I'm not the kind of person to use safewords. I tend to communicate to who I'm playing with fairly clearly, whether verbally, or non-verbally. In general, the words "No" and "Stop" don't occur unless something is wrong and needs immediate attention. It's a pretty easy system to understand, follow, and respect.
This also goes into why I'm not terribly fond of role-play personally. The more grey area you add, the more difficult things can become.
Top this off with the fact that I always want sex, and my love of CNC becomes something most people dismiss away as not being possible.
And you know what? Those are probably not the people I would trust with it, and they wouldn't have the mind to figure out all the ways which it is easily possible for me.
There are a few people out there who I trust absolutely. Those that could walk up to me at any time, take me to my breaking point, and tiptoe that line until I shatter, and they get everything they want. Then scoop me up, snuggle me back together, hand me coffee, and giggle with me until we're back to normal.
And to be honest, they'd all probably doubt they have that freedom with me. Despite the fact that they know I trust them that much, and that they could use that force to simply take from me. They're too concerned for me to reach out and take that liberty, and that is exactly why I do trust them that much, because they will care enough to put me back together, and make sure I am feeling solid before we try to do anything else.
Like food. Cause right after a beating, or something heavy like that, I'm probably going to want a burger.

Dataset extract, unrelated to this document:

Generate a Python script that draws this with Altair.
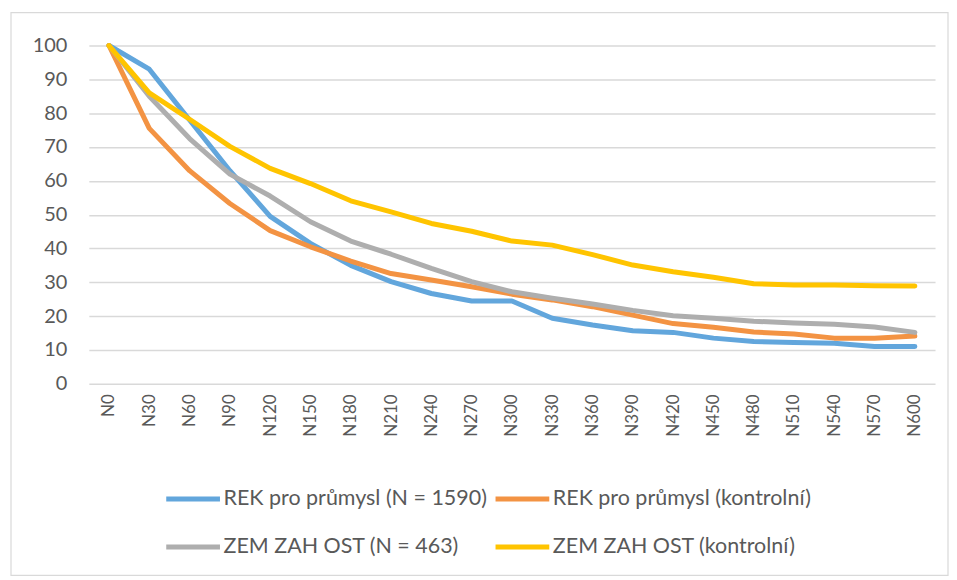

There are plenty of times, knowing how my own mind works, where CNC is a total possibility, and it will make me cranky, then happy, then cranky, then broken. Knowing when those times are shows that you know something about me at all, and that you can think ahead enough to plot it all out.
Or it's that you know I'll enjoy it in the long run, get over the crankiness, and you simply want to indulge yourself in desire for me. Both of these things are pretty hot when you get down to it, and perhaps something I need in my life more.